British politics rewards the dramatic gesture and overlooks the dreary virtue. A defection gets you a press conference and the flattering framing of a “man of principle”. Turning up to a residents’ meeting to deal with speeding, anti-social behaviour, or a council system that is failing people does not. That is why jumping ship is sold as courage, while staying put to fix what went wrong is dismissed as tribalism.
The latest rush of Conservatives to Reform is being marketed as a political awakening. I do not buy it.
Conservatives should stop dodging the uncomfortable admission. We helped to break parts of Britain. Not in the cartoonish way our opponents suggest, but through drift, division and a loss of intellectual discipline. We tolerated too many people who liked the label but had no instinct for its substance, and we treated competence as optional precisely when it should have been our calling card.
That is why the moral posturing of defectors grates. If you were around for the mistakes, you do not get to pose as a saviour because you walked out of the room. Leaving is not repentance. It is evasion.
I understand the impulse, though. I would be lying if I said I had never thought about it myself. Many of us have. Those of us who do the work at ground level have watched the party, at times, be steered by Conservatives in name only (CINOs) — people who wore the badge but never lived the discipline behind it.
But there is a difference between being angry and being useful.
I say that not as an armchair commentator, but as someone who has to look people in the eye every week as both a County Councillor and a District Councillor. “Broken Britain” is not an abstract slogan when you are handling casework and scrutiny and then facing residents again the next day.
You see it most sharply in planning. I sit with residents who are not “anti-housebuilding”, but who are furious that decisions are waved through as if infrastructure is an optional extra. Roads are already at capacity, school places tight, GP access strained, drainage marginal — yet people are told mitigation will come “later”. They know when the sums do not add up, and they know who carries the risk when “later” never comes.
That is where “principle” is tested. Not in the green room before a studio interview, but in draughty halls listening to people who have every right to be fed up.
Reform offers catharsis. It validates anger and aims it at the nearest target. But anger is not an operating model for government.
This is where Robert Jenrick matters, because defections are not only about ideology; they are also about integrity. Politics runs on trust long before it runs on votes. If you ask colleagues, advisers, activists and volunteers to slog their guts out for you — to defend you on the doorstep and put their names to your campaign — you owe them honesty about your intentions. When people discover that the person they respected was not straight with them, the impact is profound. It hardens cynicism and breaks the loyalty circle that keeps politics honest and effective.
Reform is, in practice, a one-man band. Nigel Farage is the brand and the gravitational pull. Jenrick plainly thinks he can step into that space as the man with the common touch, but with more intellectual grunt and administrative credibility than Farage. But it is difficult to believe he has joined to play second fiddle indefinitely — and if that has been the plan, then those who backed him inside the Conservative Party have every right to feel used.

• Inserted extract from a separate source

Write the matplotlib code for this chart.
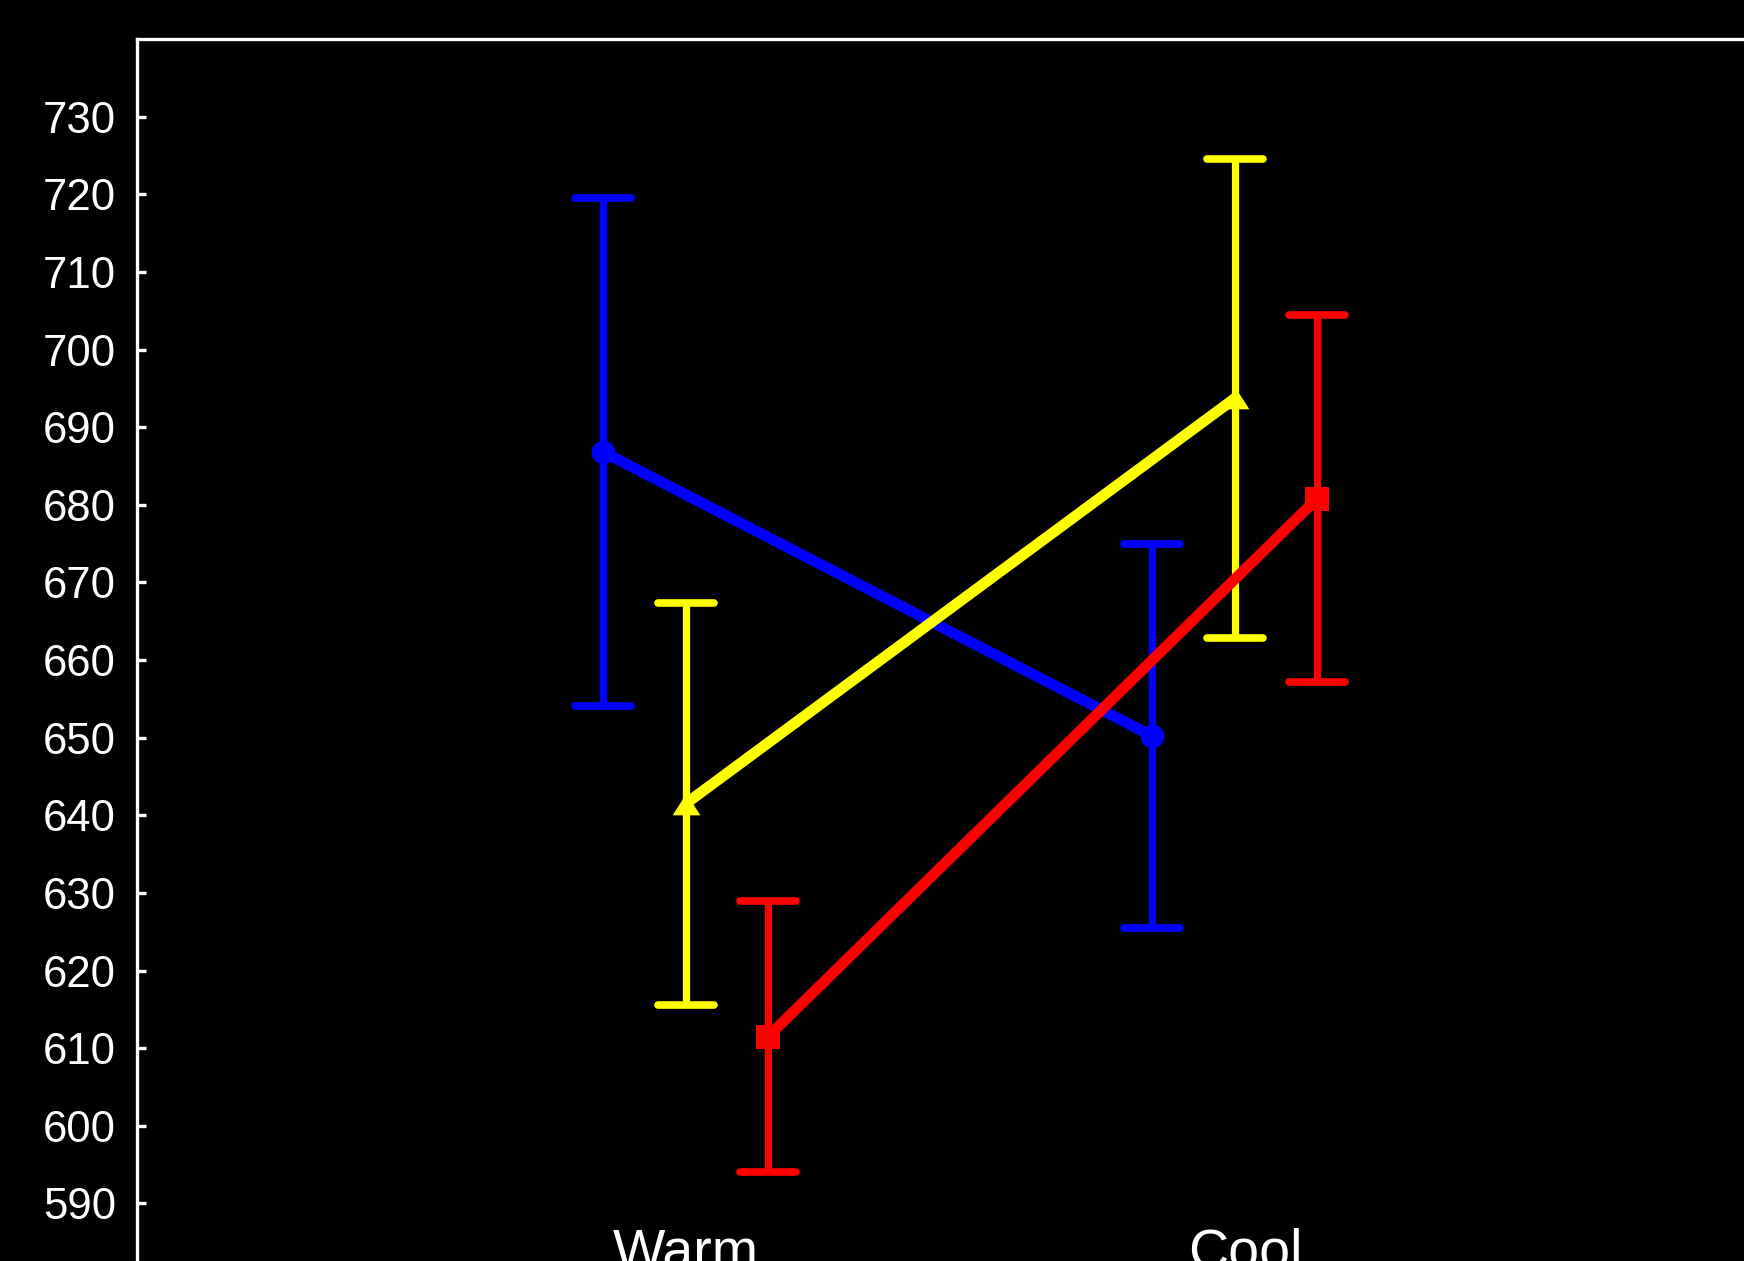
"""
Interaction plot: mean response for Warm vs Cool with three groups.
"""
import matplotlib.pyplot as plt
from matplotlib.markers import MarkerStyle

# categories on the x axis
conditions = ["Warm", "Cool"]
cond_x = [1.0, 2.0]
label_x = [1.0, 2.02]

# group means and +/- error at each condition
blue_mean = [686.8, 650.2]
blue_err = [32.7, 24.7]
yellow_mean = [641.5, 693.7]
yellow_err = [25.9, 30.9]
red_mean = [611.5, 680.8]
red_err = [17.4, 23.6]

yticks = list(range(590, 740, 10))

plt.rcParams["font.family"] = ["Liberation Sans", "DejaVu Sans"]

fig = plt.figure(figsize=(17.44, 12.61), dpi=100, facecolor="black")
ax = fig.add_axes([0.0784, -0.01594, 0.9444, 0.98501], facecolor="black")

tri = MarkerStyle([(0, 0.78), (-1, -0.78), (1, -0.78), (0, 0.78)])

series = [
    (blue_mean, blue_err, -0.15, "#0000ff", "o", 17),
    (yellow_mean, yellow_err, 0.0, "#ffff00", tri, 20),
    (red_mean, red_err, 0.15, "#ff0000", "s", 17),
]

for z, (mean, err, off, color, marker, ms) in enumerate(series):
    xs = [x + off for x in cond_x]
    _, caps, bars = ax.errorbar(xs, mean, yerr=err, fmt="none", ecolor=color,
                                elinewidth=5.2, capsize=20, capthick=5.5,
                                zorder=2 + z * 2)
    for cap in caps:
        cap.set_marker(MarkerStyle("_", capstyle="round"))
    ax.plot(xs, mean, color=color, lw=7.8, marker=marker, ms=ms,
            markeredgewidth=0, solid_capstyle="butt", zorder=3 + z * 2)

ax.set_xlim(0, 3)
ax.set_ylim(580, 740)
ax.set_yticks(yticks)
ax.set_xticks([])

for side in ["left", "top", "right", "bottom"]:
    ax.spines[side].set_color("white")
    ax.spines[side].set_linewidth(2.4)

ax.tick_params(axis="y", direction="in", length=6.5, width=2.4,
               colors="white", labelsize=31.5, pad=15)

for x, name in zip(label_x, conditions):
    ax.text(x, 581.8, name, color="white", fontsize=40, ha="center",
            va="baseline")

fig.savefig("out.png", dpi=100, facecolor="black")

That tells you something about Reform itself. It behaves less like a serious governing party and more like a personality-driven protest vehicle, built around grievance and escalation. Enemies are easy. Solutions come with arithmetic and trade-offs.
So what should Conservatives do? We rebuild, and we do it properly. The hard thing to do is fight from within. It means admitting failure without surrendering the field to opportunists. It means restoring conservatism as a serious governing tradition again, not a costume you wear at election time.
Under Kemi Badenoch, the party has a route back, but only if we choose discipline over drama. Higher standards, clearer principles, and the courage to tell the truth about money and the limits of the state. Fiscal restraint as a moral duty. Respect for work, enterprise and family. A clear-eyed commitment to law and order. Competence, delivery, follow-through.
This is where Thatcher matters, and it is where the defectors’ claim to her legacy becomes laughable. Thatcherism was not noise. It was a serious moral and economic argument, backed by the discipline to take hard decisions and live with the consequences.
Reform has not inherited that legacy. It has packaged anger, and it will not be able to govern on it. That is on us as well, because anger grows when institutions fail and when Conservatives let standards slip. But the answer is not to abandon the project of serious government and replace it with a protest movement that will turn inward the moment ambition collides with ambition.
So no, I will not applaud the jumpers. If they truly believed what they now claim to believe, they had every opportunity to fight for it from within. Walking away now does not cleanse their record. It confirms that when things got hard, they chose the shortcut.
If you want the easy path, take it. If you want the right one, stay. Own what went wrong. Strip out the CINOs. Return to first principles. Rebuild a party that deserves to govern, not because it shouts loudest, but because it can do the job.
Britain does not need another cult of personality. It needs a serious Conservative recovery, grounded in responsibility.